The beauty of these projects comes as much from sonic textures as from elegant code.
Musicians have spent centuries flirting with technology to push the boundaries of the art, from the Theremin to mid-century tape experiments. Despite this fascination, only a tiny niche have gone so far as to programmatically generate music via code. In a span of roughly 70 years, the few who’ve done so comprise a Venn diagram of intersecting programmers and avant-garde musicians.
The results are unlike anything you’ve ever heard—and some of the most ambitious music to blend the realms of analog and digital sound.
I talked with people who are using code to make a wide variety of music, from sample mangling to a live algorithmic radio show to preaching the Marxist qualities of open source software.

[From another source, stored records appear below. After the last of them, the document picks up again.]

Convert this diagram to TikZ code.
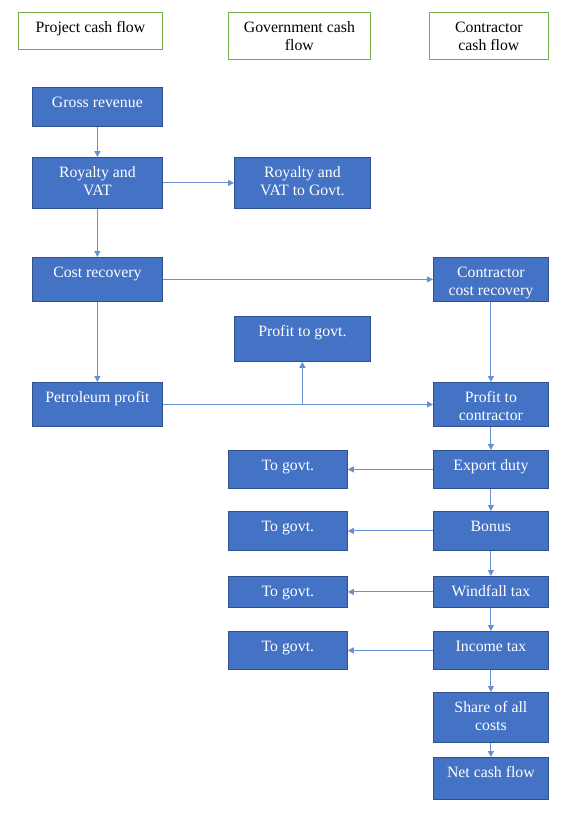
\documentclass[tikz,border=0pt]{standalone}
\usepackage{fontspec}
\setmainfont{Liberation Serif}
\usepackage{xcolor}
\usepackage{tikz}
\usetikzlibrary{arrows.meta}
\definecolor{boxblue}{HTML}{4472C4}
\definecolor{boxedge}{HTML}{2F528F}
\definecolor{headedge}{HTML}{70AD47}
\definecolor{linkblue}{HTML}{6690D2}
\tikzset{
    dims/.style 2 args={%
        execute at begin node={\begin{minipage}[c][#2][t]{#1}\centering\rule{0pt}{20.5pt}},%
        execute at end node={\end{minipage}}
    },
    block/.style={draw=boxedge, fill=boxblue, text=white, inner sep=0pt, anchor=north west, line width=0.8pt},
    header/.style={draw=headedge, fill=white, inner sep=0pt, anchor=north west, line width=0.8pt},
    link/.style={draw=linkblue, line width=1.1pt, -{Triangle[length=6pt,width=6pt]}},
}
\begin{document}
\begin{tikzpicture}[x=1pt,y=-1pt,font=\fontsize{15.8}{17.8}\selectfont]
    \useasboundingbox (0,0) rectangle (576,838);
    % column heads
    \node (hproj) [header,dims={144pt}{37pt}] at (18,12) {Project cash flow};
    \node (hgov) [header,dims={142pt}{47pt}] at (228,12) {Government cash\\flow};
    \node (hcon) [header,dims={119pt}{47pt}] at (429,12) {Contractor\\cash flow};
    % project
    \node (gross) [block,dims={130pt}{39pt}] at (32,87) {Gross revenue};
    \node (roy) [block,dims={130pt}{51pt}] at (32,157) {Royalty and\\VAT};
    \node (cost) [block,dims={130pt}{44pt}] at (32,257) {Cost recovery};
    \node (pet) [block,dims={130pt}{44pt}] at (32,382) {Petroleum profit};
    % government
    \node (roygov) [block,dims={136pt}{51pt}] at (234,157) {Royalty and\\VAT to Govt.};
    \node (progov) [block,dims={136pt}{45pt}] at (234,316) {Profit to govt.};
    \node (togov1) [block,dims={119pt}{38pt}] at (228,450) {To govt.};
    \node (togov2) [block,dims={119pt}{39pt}] at (228,511) {To govt.};
    \node (togov3) [block,dims={119pt}{31pt}] at (228,576) {To govt.};
    \node (togov4) [block,dims={119pt}{38pt}] at (228,631) {To govt.};
    % contractor
    \node (ccr) [block,dims={115pt}{44pt}] at (433,257) {Contractor\\cost recovery};
    \node (ptc) [block,dims={115pt}{44pt}] at (433,382) {Profit to\\contractor};
    \node (exp) [block,dims={115pt}{38pt}] at (433,450) {Export duty};
    \node (bonus) [block,dims={115pt}{39pt}] at (433,511) {Bonus};
    \node (wind) [block,dims={115pt}{31pt}] at (433,576) {Windfall tax};
    \node (inc) [block,dims={115pt}{38pt}] at (433,631) {Income tax};
    \node (share) [block,dims={115pt}{50pt}] at (433,692) {Share of all\\costs};
    \node (net) [block,dims={115pt}{42pt}] at (433,757) {Net cash flow};
    % flows
    \draw[link] (gross) -- (roy);
    \draw[link] (roy) -- (roygov);
    \draw[link] (roy) -- (cost);
    \draw[link] (cost) -- (ccr);
    \draw[link] (cost) -- (pet);
    \draw[link] (ccr) -- (ptc);
    \draw[link] (pet) -- (ptc);
    \draw[link] (progov.south |- pet.east) -- (progov);
    \draw[link] (ptc) -- (exp);
    \draw[link] (exp) -- (bonus);
    \draw[link] (bonus) -- (wind);
    \draw[link] (wind) -- (inc);
    \draw[link] (inc) -- (share);
    \draw[link] (share) -- (net);
    \draw[link] (exp) -- (togov1);
    \draw[link] (bonus) -- (togov2);
    \draw[link] (wind) -- (togov3);
    \draw[link] (inc) -- (togov4);
\end{tikzpicture}
\end{document}
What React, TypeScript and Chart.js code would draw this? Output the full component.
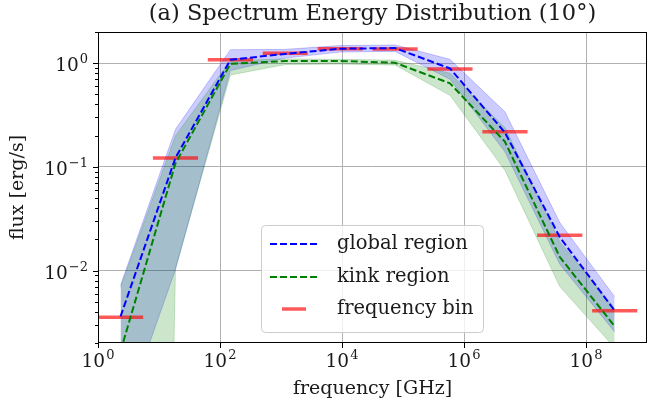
import React, { useEffect, useRef } from "react";
import { Chart, registerables } from "chart.js";
Chart.register(...registerables);

// ---- data (frequency in GHz, flux in erg/s) ----
const binCenter = [2.34, 18.6, 148, 1175, 9330, 74100, 589000, 4.68e6, 3.72e7, 2.95e8];
const binLo = [1.0, 7.94, 63.1, 501, 3980, 31600, 251000, 2.0e6, 1.58e7, 1.26e8];
const binHi = [5.5, 43.7, 347, 2750, 21900, 174000, 1.38e6, 1.1e7, 8.71e7, 6.92e8];
const binFlux = [0.00355, 0.122, 1.08, 1.25, 1.38, 1.37, 0.88, 0.218, 0.0219, 0.0041];

const globalMean = [0.0036, 0.122, 1.08, 1.23, 1.38, 1.4, 0.89, 0.215, 0.021, 0.0041];
const globalUpper = [0.0072, 0.23, 1.35, 1.36, 1.48, 1.5, 1.09, 0.34, 0.029, 0.0056];
const globalLower = [0.00032, 0.0102, 0.85, 1.12, 1.28, 1.3, 0.7, 0.14, 0.0115, 0.00256];

const kinkMean = [0.00166, 0.108, 0.985, 1.05, 1.05, 1.01, 0.64, 0.175, 0.0135, 0.0029];
const kinkUpper = [0.0069, 0.2, 1.06, 1.1, 1.09, 1.07, 0.8, 0.24, 0.019, 0.0043];
const kinkLower = [1e-30, 0.0105, 0.77, 0.97, 0.98, 0.96, 0.49, 0.093, 0.007, 0.0018];

const xTicks = [1, 1e2, 1e4, 1e6, 1e8];
const xTickExp = ["0", "2", "4", "6", "8"];
const yTicks = [0.01, 0.1, 1];
const yTickExp = ["\u22122", "\u22121", "0"];

const titleText = "(a) Spectrum Energy Distribution (10\u00B0)";
const xLabel = "frequency [GHz]";
const yLabel = "flux [erg/s]";

const FONT = "'DejaVu Serif', serif";

const pts = (xs: number[], ys: number[]) => xs.map((x, i) => ({ x, y: ys[i] }));

function binPoints() {
  const out: any[] = [];
  for (let i = 0; i < binFlux.length; i++) {
    out.push({ x: binLo[i], y: binFlux[i] });
    out.push({ x: binHi[i], y: binFlux[i] });
    out.push({ x: binHi[i], y: null });
  }
  return out;
}

function drawPow(ctx: CanvasRenderingContext2D, exp: string, x: number, baseY: number, align: "center" | "right") {
  const bs = 18.5, es = 13;
  ctx.font = `${bs}px ${FONT}`;
  const wb = ctx.measureText("10").width;
  ctx.font = `${es}px ${FONT}`;
  const we = ctx.measureText(exp).width;
  const total = wb + we + 1;
  const x0 = align === "center" ? x - total / 2 : x - total;
  ctx.textAlign = "left";
  ctx.textBaseline = "alphabetic";
  ctx.font = `${bs}px ${FONT}`;
  ctx.fillText("10", x0, baseY);
  ctx.font = `${es}px ${FONT}`;
  ctx.fillText(exp, x0 + wb + 1, baseY - 8);
}

const decorPlugin = {
  id: "decor",
  afterDraw(chart: any) {
    const ctx: CanvasRenderingContext2D = chart.ctx;
    const { left, right, top, bottom } = chart.chartArea;
    const xs = chart.scales.x, ys = chart.scales.y;
    ctx.save();
    ctx.fillStyle = "#1a1a1a";
    ctx.strokeStyle = "#000";
    // frame
    ctx.lineWidth = 1;
    ctx.strokeRect(left + 0.5, top + 0.5, right - left - 1, bottom - top - 1);
    // y ticks
    ctx.beginPath();
    for (let k = -3; k <= 0; k++) {
      for (let m = 2; m <= 9; m++) {
        const v = m * Math.pow(10, k);
        if (v < ys.min || v > ys.max) continue;
        const py = Math.round(ys.getPixelForValue(v)) + 0.5;
        ctx.moveTo(left - 3, py);
        ctx.lineTo(left, py);
      }
    }
    yTicks.forEach((v) => {
      const py = Math.round(ys.getPixelForValue(v)) + 0.5;
      ctx.moveTo(left - 5, py);
      ctx.lineTo(left, py);
    });
    xTicks.forEach((v) => {
      const px = Math.round(xs.getPixelForValue(v)) + 0.5;
      ctx.moveTo(px, bottom);
      ctx.lineTo(px, bottom + 5);
    });
    ctx.stroke();
    // tick labels
    yTicks.forEach((v, i) => {
      const py = ys.getPixelForValue(v);
      drawPow(ctx, yTickExp[i], left - 10, py + 8, "right");
    });
    xTicks.forEach((v, i) => {
      const px = xs.getPixelForValue(v);
      drawPow(ctx, xTickExp[i], px, bottom + 24, "center");
    });
    // axis labels
    ctx.font = `19px ${FONT}`;
    ctx.textAlign = "center";
    ctx.textBaseline = "middle";
    ctx.fillText(xLabel, (left + right) / 2, 389);
    ctx.save();
    ctx.translate(18, (top + bottom) / 2);
    ctx.rotate(-Math.PI / 2);
    ctx.fillText(yLabel, 0, 0);
    ctx.restore();
    // title
    ctx.font = `22.5px ${FONT}`;
    ctx.fillText(titleText, (left + right) / 2, 14);
    // legend
    const lx = 261.5, ly = 225.5, lw = 222, lh = 107;
    ctx.beginPath();
    (ctx as any).roundRect(lx, ly, lw, lh, 4);
    ctx.fillStyle = "rgba(255,255,255,0.8)";
    ctx.fill();
    ctx.strokeStyle = "#cccccc";
    ctx.lineWidth = 1;
    ctx.stroke();
    const ds = chart.data.datasets;
    const rows = [244, 277, 309];
    for (let i = 0; i < 3; i++) {
      const d = ds[i];
      const y = rows[i];
      ctx.save();
      ctx.strokeStyle = d.borderColor;
      ctx.lineWidth = d.borderWidth;
      ctx.setLineDash(d.borderDash || []);
      ctx.beginPath();
      if (i < 2) {
        ctx.moveTo(270, y);
        ctx.lineTo(317, y);
      } else {
        ctx.moveTo(282, y);
        ctx.lineTo(306, y);
      }
      ctx.stroke();
      ctx.restore();
      ctx.fillStyle = "#1a1a1a";
      ctx.font = `19.5px ${FONT}`;
      ctx.textAlign = "left";
      ctx.textBaseline = "middle";
      ctx.fillText(d.label, 337, y);
    }
    ctx.restore();
  },
};

export default function App() {
  const ref = useRef<HTMLCanvasElement>(null);
  useEffect(() => {
    document.body.style.margin = "0";
    const blueFill = "rgba(0,0,255,0.2)";
    const greenFill = "rgba(0,128,0,0.2)";
    const chart = new Chart(ref.current!, {
      type: "line",
      data: {
        datasets: [
          {
            label: "global region",
            data: pts(binCenter, globalMean),
            borderColor: "#0000ff",
            borderWidth: 2,
            borderDash: [7, 3],
            fill: false,
          },
          {
            label: "kink region",
            data: pts(binCenter, kinkMean),
            borderColor: "#008000",
            borderWidth: 2,
            borderDash: [7, 3],
            fill: false,
          },
          {
            label: "frequency bin",
            data: binPoints(),
            borderColor: "rgba(255,0,0,0.65)",
            borderWidth: 3.5,
            borderCapStyle: "butt",
            spanGaps: false,
            fill: false,
          },
          {
            label: "kink upper",
            data: pts(binCenter, kinkUpper),
            borderColor: greenFill,
            borderWidth: 1,
            backgroundColor: greenFill,
            fill: "+1",
          },
          {
            label: "kink lower",
            data: pts(binCenter, kinkLower),
            borderColor: greenFill,
            borderWidth: 1,
            fill: false,
          },
          {
            label: "global upper",
            data: pts(binCenter, globalUpper),
            borderColor: blueFill,
            borderWidth: 1,
            backgroundColor: blueFill,
            fill: "+1",
          },
          {
            label: "global lower",
            data: pts(binCenter, globalLower),
            borderColor: blueFill,
            borderWidth: 1,
            fill: false,
          },
        ],
      } as any,
      options: {
        responsive: false,
        animation: false,
        devicePixelRatio: 1,
        layout: { padding: { top: 32, right: 15, left: 0, bottom: 0 } },
        elements: { point: { radius: 0, hoverRadius: 0 }, line: { tension: 0 } },
        plugins: { legend: { display: false }, title: { display: false }, tooltip: { enabled: false } },
        events: [],
        scales: {
          x: {
            type: "logarithmic",
            min: 1,
            max: 1e9,
            afterFit: (s: any) => { s.height = 65; },
            afterBuildTicks: (s: any) => { s.ticks = xTicks.map((v) => ({ value: v })); },
            ticks: { display: false },
            grid: { color: "#b0b0b0", lineWidth: 1, drawTicks: false },
            border: { display: false },
          },
          y: {
            type: "logarithmic",
            min: 0.002,
            max: 2,
            afterFit: (s: any) => { s.width = 98; },
            afterBuildTicks: (s: any) => { s.ticks = yTicks.map((v) => ({ value: v })); },
            ticks: { display: false },
            grid: { color: "#b0b0b0", lineWidth: 1, drawTicks: false },
            border: { display: false },
          },
        },
      } as any,
      plugins: [decorPlugin],
    });
    return () => chart.destroy();
  }, []);
  return (
    <div style={{ width: 662, height: 408, background: "#fff" }}>
      <canvas ref={ref} width={662} height={408} />
    </div>
  );
}
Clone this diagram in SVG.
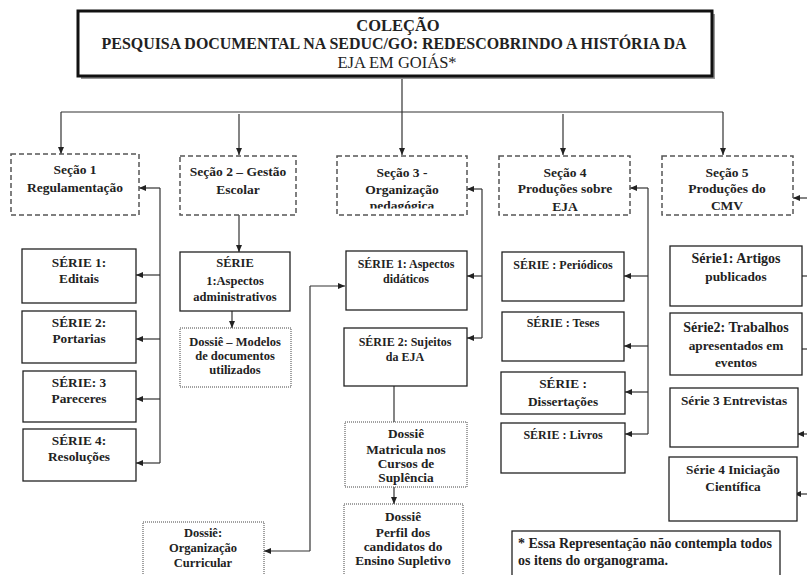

Despite the technological complexity and deep algebra involved, they are all seeking something very simple: a creative sandbox unbound by conventions of time and theory.
“A way of thinking suggested by the program”
Carl Stone has been mangling samples (“mangle” being an agreed-upon verb among sound manipulators) since 1973. He borrows them from commercial music, tears them apart, and glues them back together in nonsensical ways, with results resembling everything from a pop song played backwards to rapid gunfire made from a human voice. So, it was no surprise to me when I discovered (after a sonic onslaught of a February 2020 show where elderly people plugged their ears) that he exclusively uses Max, a beloved programming language for music and multimedia. It’s a visual workspace with musical commands presented as modular boxes that you can chain with virtual wires. The open-ended design allows for free-flowing experimentation.
“You start each coding experience with a completely blank slate,” Stone says. “It’s unlike any of the other commercial programs that have preconceptions and optimizations built in. A program like [Ableton] Live—which I respect very much—tends toward a way of thinking that’s suggested by the program itself.”
Without that framework, Stone’s compositions are overtly surreal. He likens his sample-based work to an anagram: “It has a semblance of semantic meaning, but it’s strange.”
A Los Angeles native and CalArts graduate with little coding background, the 67-year-old has been making music on computers since 1986. He worked with ’80s algorithmic music software such as Jam Factory and Laurie Spiegel’s influential Music Mouse. He describes his ‘80s computers as “luggable” for the road, and he toured with a Macintosh SE/30 for years.
Don’t copy that floppy?
Stone discovered Max (named after computer music pioneer Max Mathews) in 1989 during an artist residency in Japan, when his friend slipped him a pirated version on a floppy disk. At this point, Max could only send out MIDI info and couldn’t handle signal processing. Stone began performing with it, frequently collaborating with Japanese video artists, dancers, and musicians.
He’s witnessed the software transform over the years: Signal processing and visual processing were later incorporated. The software got hackey-sacked between different corporations, with Stone formally beta testing its development at various stages. Eventually, one of its developers founded a company to sell it, Cycling ’74. An outside party used Max to breadboard the wildly popular music software Ableton Live. The two programs eventually integrated, and soon after, Ableton absorbed Cycling ‘74 altogether.
Predictably, Stone has resisted the linear temptations of Ableton integration, and his recent output is more radical than his work from 30 years ago (one of his newer songs sounds a lot like the electronic subgenre vaporwave, but he says he has never heard of such a concept). He performs with an iPad and laptop, wearing a felt hat and using OSC (Open Sound Control) to send control data to his Max patches. He’s lived in Japan full-time since 2001, teaching at Chukyo University; he’s spent his quarantine in Los Angeles, though, teaching Zoom classes to Japanese students at 2am local time.
His newest album, Stolen Car (an anagram of his name), was released on September 25.